Financial Stability Board Pinpoints 4 Key Areas Crypto Needs to Clean Up
The Financial Stability Board (FSB) has warned that in the future, crypto-asset markets could disrupt the security of financial markets. The organization plans to closely monitor the development.
Today, in an update to their previous commentary and reporting on crypto-asset markets, the Financial Stability Board (FSB) released a report titled, “Crypto-asset markets: Potential Channels for Future Financial Stability Implications.”
The FSB describes itself as:
“[…] an international body that monitors and makes recommendations about the global financial system.”
The organization prefers to use the term “crypto-assets” instead of “cryptocurrencies,” as they believe current cryptocurrencies do not effectively function as money — they are too volatile and unreliable as a store of value.
Key Areas of Concern
The FSB expressed concerns over broader issues like consumer and investor protections, regulations, market integrity, and fraud. The organization feels that a close eye should be kept on crypto-asset price volatility.
On January 8th 2018, the combined market capitalization of crypto-assets peaked at an estimated $830 billion — of which approximately 35% was attributable to Bitcoin. This later dropped to just above $210 billion as of 4 October 2018.
As most regulatory and government-backed organizations like to do, the FSB also focused on the possibility of crypto-assets to provide a pathway for those looking to commit fraud, finance illicit activities, and evade sanctions and taxes.
The report further warns that these “[…] problems are exacerbated when crypto-assets are not backed by an accountable entity that can be bound by regulation and held responsible for potential breaches of regulation.”
Crypto-Asset Market Instability
In the event of widespread cryptocurrency adoption and use, the FSB outlined four crucial areas as potential points of risk that if left unaddressed could lead to financial instability within crypto and traditional markets.
The report noted that market liquidity would remain a risk as long as “ownership of crypto-assets” remained “concentrated among relatively few market participants.”
From their point of view, this lack of spread in cryptocurrency ownership limits liquidity, market depth, and the ability for the overall market to sustain larger trading volumes.
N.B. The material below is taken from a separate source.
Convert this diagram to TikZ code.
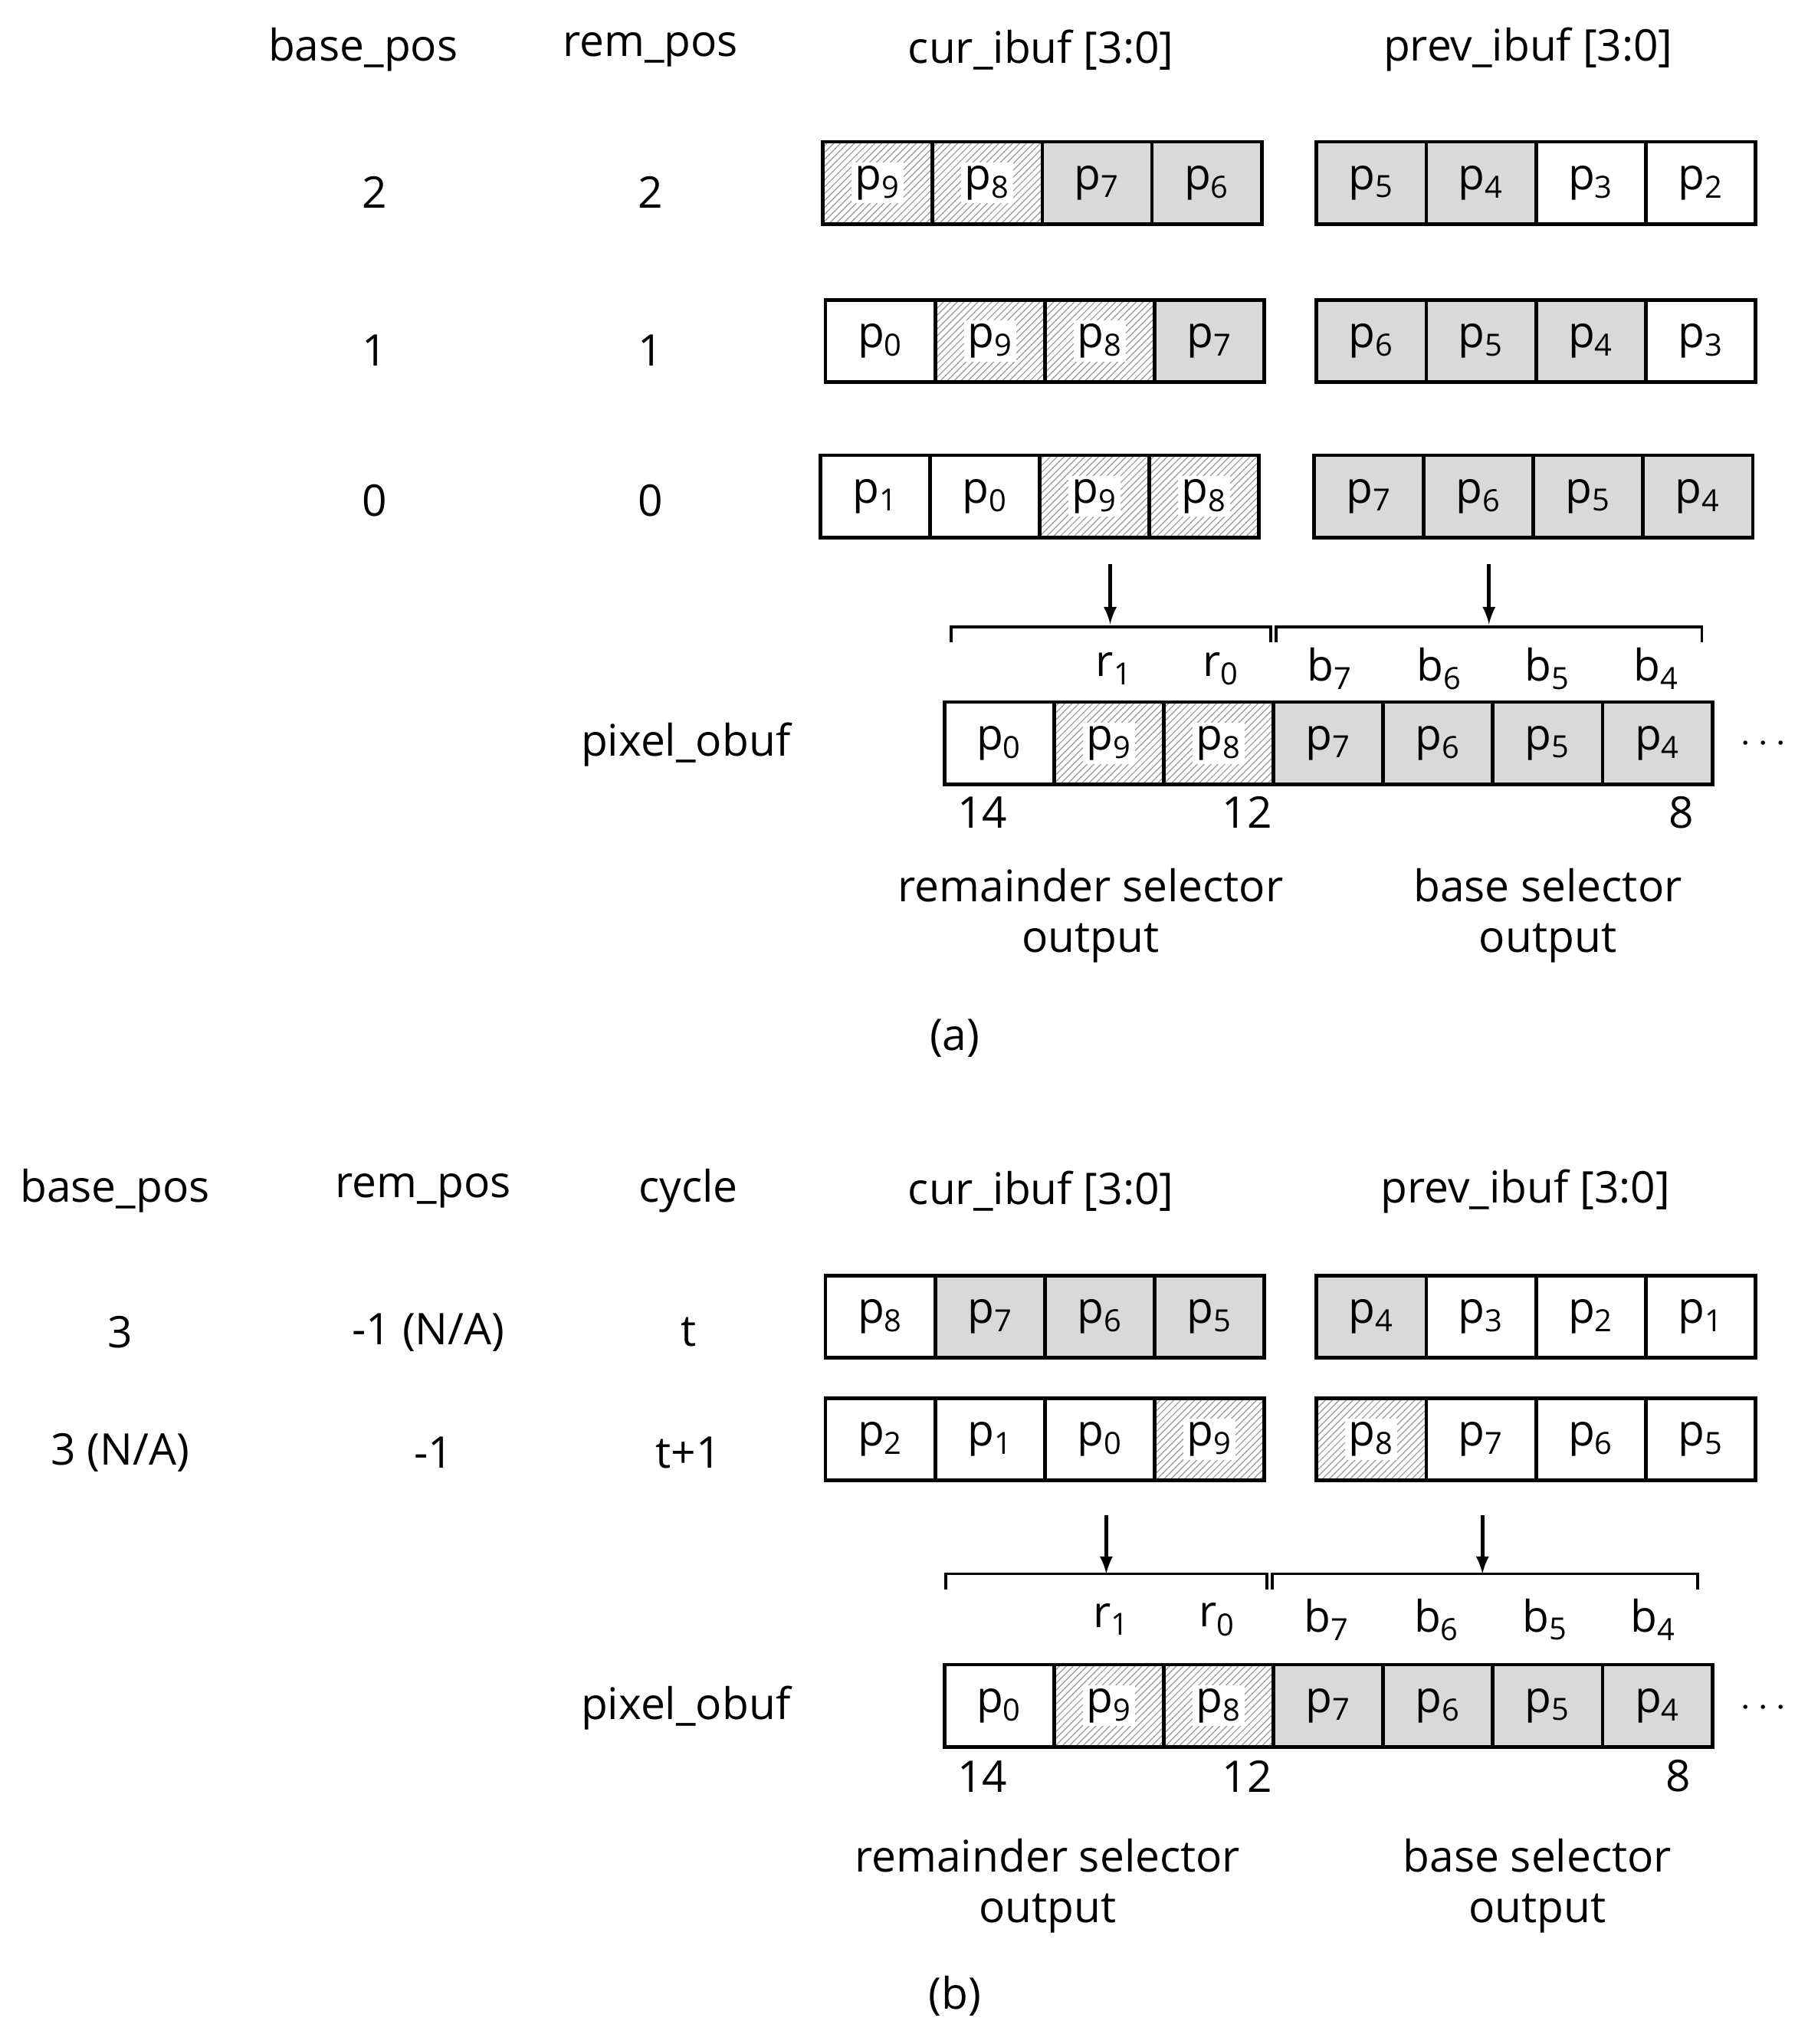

Illiquidity and the potential for manipulation on unregulated exchanges were also mentioned as persistent threats.
Too Much Volatility
Volatility and leveraging risks also made the list. One statistic highlighted in the report noted, “[…] the price volatility of the top two crypto-assets by market capitalization was between six and thirteen times higher than that of the euro, gold and the S&P 500 as of 4 October 2018.” The FSB believes if the issue of volatility is not resolved, investors and those wishing to use cryptocurrency as money will encounter significant difficulty using them for “payments or settlement.”
The FSB also called for more meaningful regulation of crypto-assets. One survey estimated that “nearly 20% of crypto-asset owners used debt to finance purchases,” and trading on margin is readily available to novice investors on a range of crypto-asset exchanges.
Technological and operational risks formed the fourth area of focus. This category drew sharp criticism regarding the lack of governance, regulation and security protocols that would prevent exchange hacks and capital loss for investors.
Fortunately, There’s a Light at the End of the Tunnel
While the report provided a clear, bird’s-eye view of all the problems currently plaguing the cryptocurrency market, the FBS believes that for the time being, the “risks to global financial stability are not significant at present, given the limited size of crypto-asset markets relative to other financial markets”
The report also seemed to suggest that in the event of a total market implosion, traditional markets would be shielded from shrapnel as “the limited interconnectedness between crypto-asset markets and the regulated financial system.”
The FBS report concluded by acknowledging that there are many benefits to distributed ledger technology (DLT). They also remarked that crypto-assets could possibly function as money in the future, but comprehensive regulatory frameworks and investor protections will need to be put in place.